Наверное, это книга очень на любителя, потому что большая её часть — это не экшн, а какие-то полубезумные разрозненные кусочки мысли, которые можно собирать, как паззл, в совершенно разные картинки действительности (или, наоборот, недействительности). Причём эти кусочки мысли принадлежат не автору, а персонажу, который сам запутался в себе и в окружающем его мире. Кто же он всё-таки такой? Существует ли Голем из плоти и крови, или он только плод воображения многих поколений? Что за всеобщее безумие носится в воздухе еврейского квартала Праги? Почему людей швыряет, как бумажный пакет на ветру, так что к концу романа мы ничего уже не можем узнать? Загадки, загадки... Хотя одно несомненное и изящное решение с "вменяемостью" рассказчика всё же есть, конец заставил безумно порадоваться.
А вот теория насчёт того, что Майринк выразил в романе политические идеи, витающие в то время в воздухе, что изобразил толпу серой массой, внимающей чему-то там непонятному мне не нравится. Может быть, он и правда какой-то политический и глубокий социально-общественный контекст в роман заложил, но мне совершенно не хочется рассматривать книгу с этой точки зрения.
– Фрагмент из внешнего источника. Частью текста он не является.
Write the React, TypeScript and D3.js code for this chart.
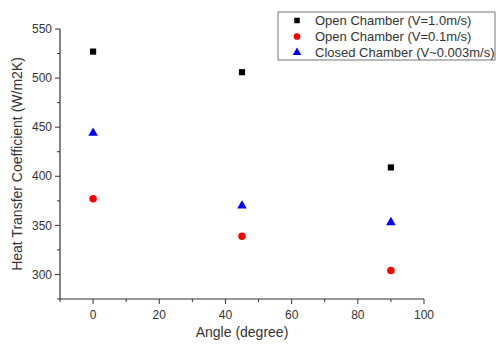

Для меня это останется прекрасным полубезумным и романтическим романом, который заставляет задумываться не о проблемах социума, а о проблемах сознания и самосознания человека. Ну и, в конце концов, это просто слегка ирреальный захватывающий дух рассказ о странных вещах.
Итог. Советую, но не всем и каждому, а только тем, кто любит подобные вещи.
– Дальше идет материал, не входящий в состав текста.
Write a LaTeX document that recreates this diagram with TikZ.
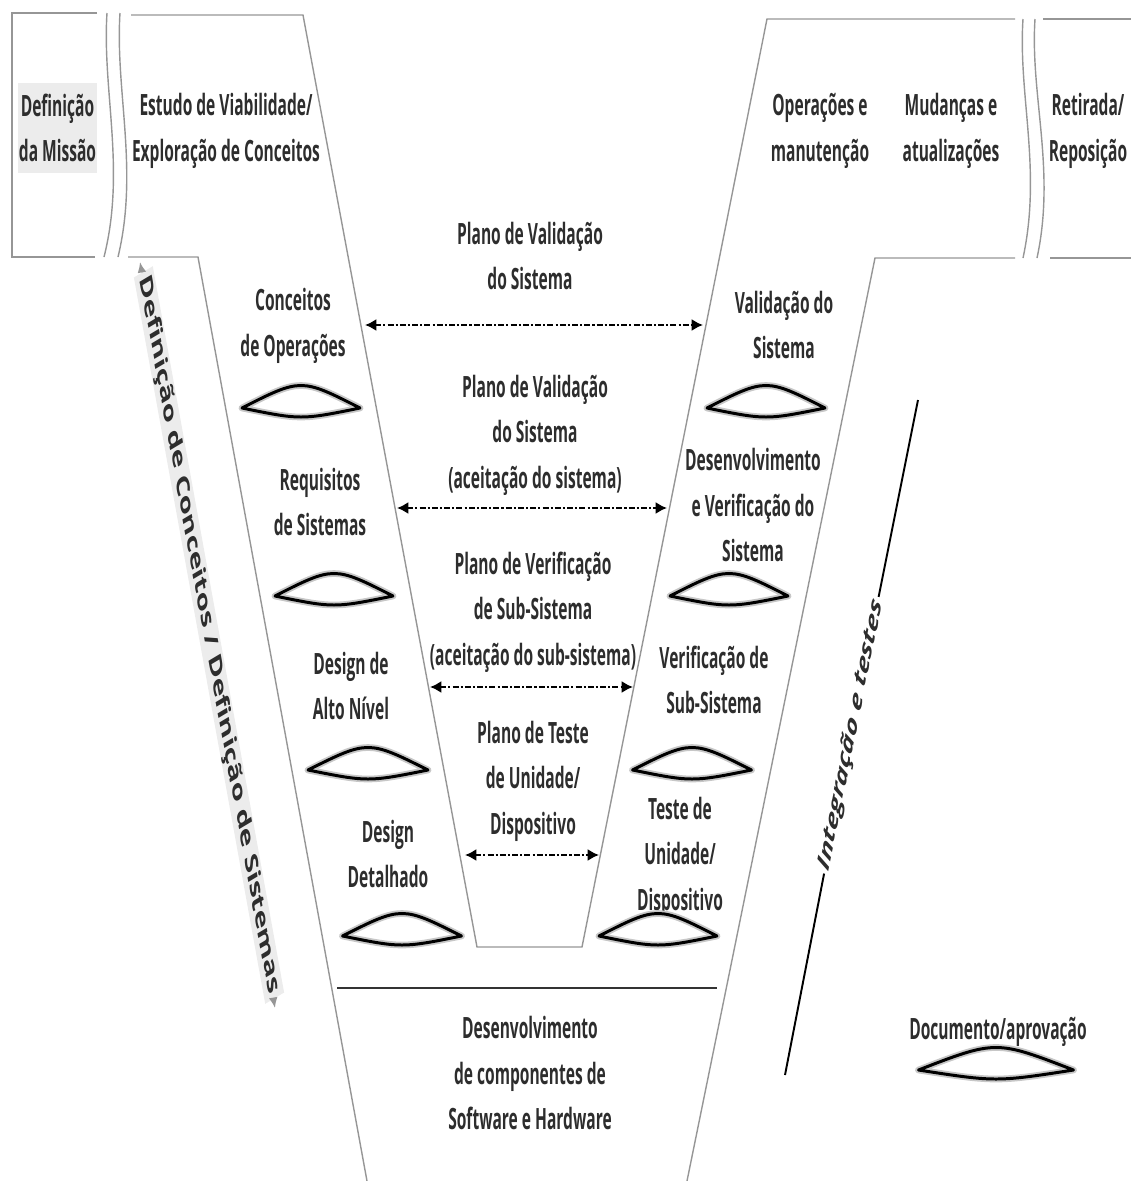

Каждый вопрос, рождающийся в человеке, получает свой ответ в то мгновение, когда он поставлен его духом.
Я не сплю и не бодрствую, и в полусне в моем сознании смешивается пережитое с прочитанными слышанным, словно стекаются струи разной окраски и ясности
«Иногда человек так напрягает свои мысли [...], что они в состоянии перескочить, как искра, из одного мозга в другой.»
Мимо промелькнула женщина. Лица ее я не видел, она отвернулась – на ней было покрывало из льющихся слез.
Вся жизнь не что иное, как ряд вопросов, принявших форму и несущих в себе зародыши ответов, и ряд ответов, чреватых новыми вопросами. Кто видит в ней нечто другое, тот глуп.